I have not been able to figure out how to set a value, say 5 or 10, on these edges.

16

have a look into the docu:
1.3 Dirichlet boundary conditions

17

I already looked but will have a look once more to try and figure it out. Thanks once again.

18

Hello Christopher. I switched to solving the MEVP on a simpler geometry because I have problems meshing my geometry. I think that the geometry has too many points. One option would be to write the geometry generator using ngsolve’s native geometry builder with lines and ellipse sections. However, I wonder if there is a way to convert the input geometry to a smooth solid block before meshing.

For the simpler geometry (a square and a circle), solving the MEVP for H returns the correct TM eigenmodes. For curl curl E, however, the Dirichlet BC has to be enforced. When I do this, some modes are not calculated.
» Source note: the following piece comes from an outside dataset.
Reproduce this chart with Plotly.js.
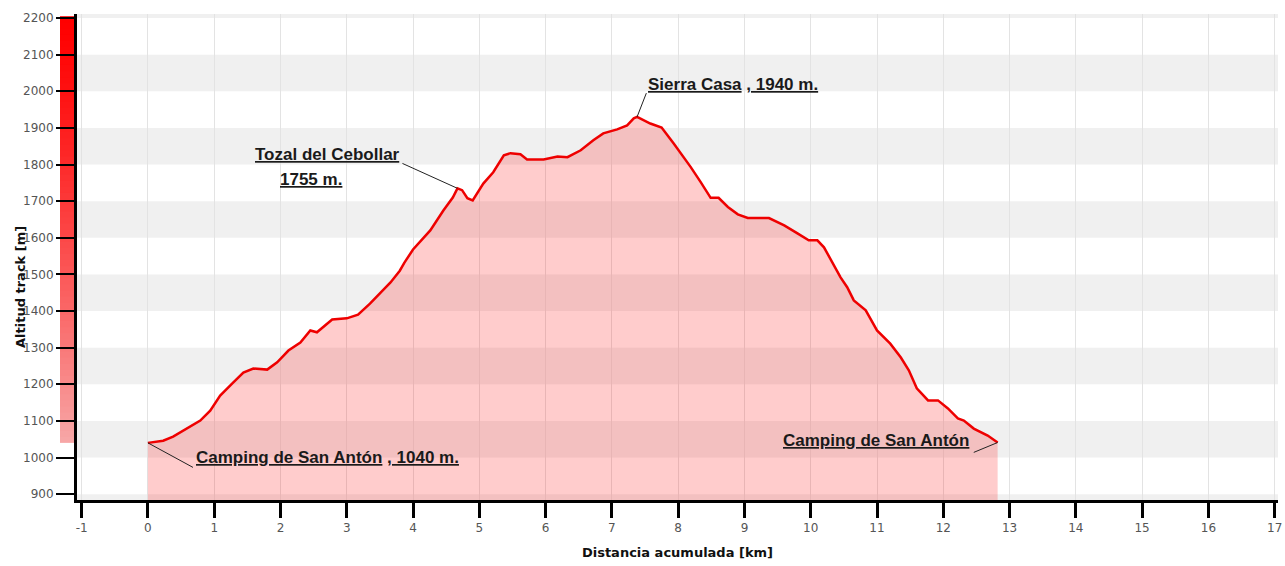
<!DOCTYPE html>
<html><head><meta charset="utf-8">
<script src="https://cdn.plot.ly/plotly-3.0.1.min.js"></script>
<style>html,body{margin:0;padding:0;background:#fff}#chart{width:1285px;height:566px}</style>
</head><body><div id="chart"></div>
<script>
// ---- data ----
const distanceKm = [0, 0.23, 0.38, 0.59, 0.79, 0.94, 1.09, 1.27, 1.44, 1.59, 1.80, 1.95, 2.12, 2.30, 2.45, 2.55, 2.78, 3.00, 3.17, 3.35, 3.50, 3.66, 3.80, 3.87, 4.00, 4.26, 4.46, 4.60, 4.67, 4.74, 4.82, 4.90, 5.06, 5.21, 5.37, 5.47, 5.62, 5.72, 5.97, 6.18, 6.33, 6.53, 6.72, 6.87, 7.08, 7.23, 7.33, 7.38, 7.58, 7.75, 7.93, 8.19, 8.34, 8.49, 8.61, 8.75, 8.90, 9.05, 9.37, 9.60, 9.80, 9.97, 10.10, 10.20, 10.45, 10.55, 10.65, 10.83, 11.00, 11.20, 11.36, 11.48, 11.60, 11.77, 11.92, 12.07, 12.22, 12.31, 12.46, 12.67, 12.82];
const altitudeM = [1040, 1046, 1057, 1079, 1101, 1128, 1169, 1202, 1232, 1243, 1240, 1260, 1292, 1314, 1347, 1342, 1377, 1380, 1390, 1420, 1448, 1478, 1510, 1532, 1568, 1620, 1675, 1710, 1735, 1730, 1708, 1702, 1748, 1779, 1825, 1831, 1828, 1814, 1814, 1822, 1820, 1839, 1866, 1885, 1896, 1907, 1926, 1930, 1912, 1901, 1858, 1793, 1752, 1709, 1709, 1684, 1664, 1654, 1654, 1634, 1612, 1593, 1593, 1574, 1492, 1465, 1429, 1402, 1347, 1311, 1273, 1238, 1189, 1156, 1156, 1134, 1107, 1101, 1079, 1060, 1041];
const xTickVals = [-1,0,1,2,3,4,5,6,7,8,9,10,11,12,13,14,15,16,17];
const yTickVals = [900,1000,1100,1200,1300,1400,1500,1600,1700,1800,1900,2000,2100,2200];
const xTitle = 'Distancia acumulada [km]';
const yTitle = 'Altitud track [m]';
// labels: text, label anchor (km, m), leader: point index and end (km, m)
const labelTexts = ['<u>Camping de San Antón</u> <u>, 1040 m.</u>', '<u>Tozal del Cebollar</u>', '<u>1755 m.</u>', '<u>Sierra Casa</u> <u>, 1940 m.</u>', '<u>Camping de San Antón</u>'];
const labelKm = [0.70, 3.84, 1.96, 7.52, 12.42];
const labelM = [1000, 1827, 1758, 2018, 1046];
const labelAnchor = ['left', 'right', 'left', 'left', 'right'];
const leaderPointIdx = [0, 28, null, 47, 80];
const leaderEndKm = [0.68, 3.84, null, 7.52, 12.46];
const leaderEndM = [973, 1803, null, 1995, 1014];

// ---- layout constants ----
const W = 1285, H = 566;
const M = {l: 77, r: 7, t: 14, b: 66};
const xRange = [-1.07, 17.05];
const yRange = [884, 2211];
const plotW = W - M.l - M.r;

const shapes = [];
// alternating horizontal bands
for (let v = Math.floor(yRange[0] / 200) * 200; v < yRange[1]; v += 200) {
  shapes.push({type: 'rect', xref: 'paper', yref: 'y', layer: 'below',
    x0: 0, x1: 1, y0: Math.max(v, yRange[0]), y1: Math.min(v + 100, yRange[1]),
    fillcolor: '#f0f0f0', line: {width: 0}});
}
// gradient bar left of axis (from minimum altitude to top)
const gMin = Math.min(...altitudeM), gMax = yTickVals[yTickVals.length - 1] + 5;
const N = 70;
for (let i = 0; i < N; i++) {
  const y0 = gMin + (gMax - gMin) * i / N, y1 = gMin + (gMax - gMin) * (i + 1) / N + 4;
  const t = 1 - (i + 0.5) / N; // 1 at bottom, 0 at top
  const e = Math.pow(t, 1.3);
  const r = Math.round(255 - 8 * e), g = Math.round(0 + 168 * e), b = Math.round(0 + 168 * e);
  shapes.push({type: 'rect', xref: 'paper', yref: 'y', layer: 'below',
    x0: -17 / plotW, x1: -2 / plotW, y0: y0, y1: Math.min(y1, gMax),
    fillcolor: `rgb(${r},${g},${b})`, line: {width: 0}});
}
// leader lines
for (let i = 0; i < labelTexts.length; i++) {
  if (leaderPointIdx[i] === null) continue;
  shapes.push({type: 'line', xref: 'x', yref: 'y', layer: 'above',
    x0: distanceKm[leaderPointIdx[i]], y0: altitudeM[leaderPointIdx[i]],
    x1: leaderEndKm[i], y1: leaderEndM[i], line: {color: '#222', width: 1}});
}

const annotations = labelTexts.map((t, i) => ({
  text: '<b>' + t + '</b>', x: labelKm[i], y: labelM[i], xref: 'x', yref: 'y',
  xanchor: labelAnchor[i], yanchor: 'middle', showarrow: false,
  font: {family: 'Liberation Sans, Arial, sans-serif', size: 17, color: '#1a1a1a'}
}));
annotations.push({
  text: '<b>' + yTitle + '</b>', textangle: -90, xref: 'paper', yref: 'paper',
  x: (20 - M.l) / plotW, y: (H - M.b - 287) / (H - M.t - M.b), showarrow: false,
  xanchor: 'center', yanchor: 'middle',
  font: {family: 'DejaVu Sans, sans-serif', size: 13, color: '#111'}
});

const trace = {
  x: distanceKm, y: altitudeM, type: 'scatter', mode: 'lines',
  line: {color: '#ee0000', width: 2.5}, fill: 'tozeroy', fillcolor: 'rgba(255,0,0,0.2)',
  hoverinfo: 'x+y'
};

const layout = {
  width: W, height: H, margin: M, showlegend: false,
  paper_bgcolor: '#ffffff', plot_bgcolor: '#ffffff',
  xaxis: {range: xRange, tickvals: xTickVals, ticktext: xTickVals.map(String),
    ticks: 'outside', ticklen: 15, tickwidth: 3, tickcolor: '#000',
    showline: true, linewidth: 3, linecolor: '#000', zeroline: false,
    showgrid: true, gridcolor: '#e3e3e3', gridwidth: 1,
    tickfont: {family: 'DejaVu Sans, sans-serif', size: 12, color: '#555'},
    title: {text: '<b>' + xTitle + '</b>', standoff: 14,
      font: {family: 'DejaVu Sans, sans-serif', size: 13, color: '#111'}}},
  yaxis: {range: yRange, tickvals: yTickVals, ticktext: yTickVals.map(String),
    ticks: 'outside', ticklen: 18, tickwidth: 2, tickcolor: '#000',
    showline: true, linewidth: 3, linecolor: '#000', zeroline: false, showgrid: false,
    tickfont: {family: 'DejaVu Sans, sans-serif', size: 12, color: '#555'}},
  shapes: shapes, annotations: annotations
};

Plotly.newPlot('chart', [trace], layout, {displayModeBar: false, staticPlot: true});
</script>
</body></html>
On a careful observation and comparison with results from another software, I noticed that the missing TE modes are those that have a non-vanishing component, which makes me think that the Dirichlet condition applied is \mathbf{u}=0 instead of \mathbf{n} \times \mathbf{u}=0. See the comparison plots below for a circle (first 20 modes calculated, + represents numerical solution).

curl curl H

image
image711×525 21.8 KB

curl curl E

image
image717×526 24.6 KB

How do I enforce just \mathbf{n} \times \mathbf{u}=0 in ngsolve?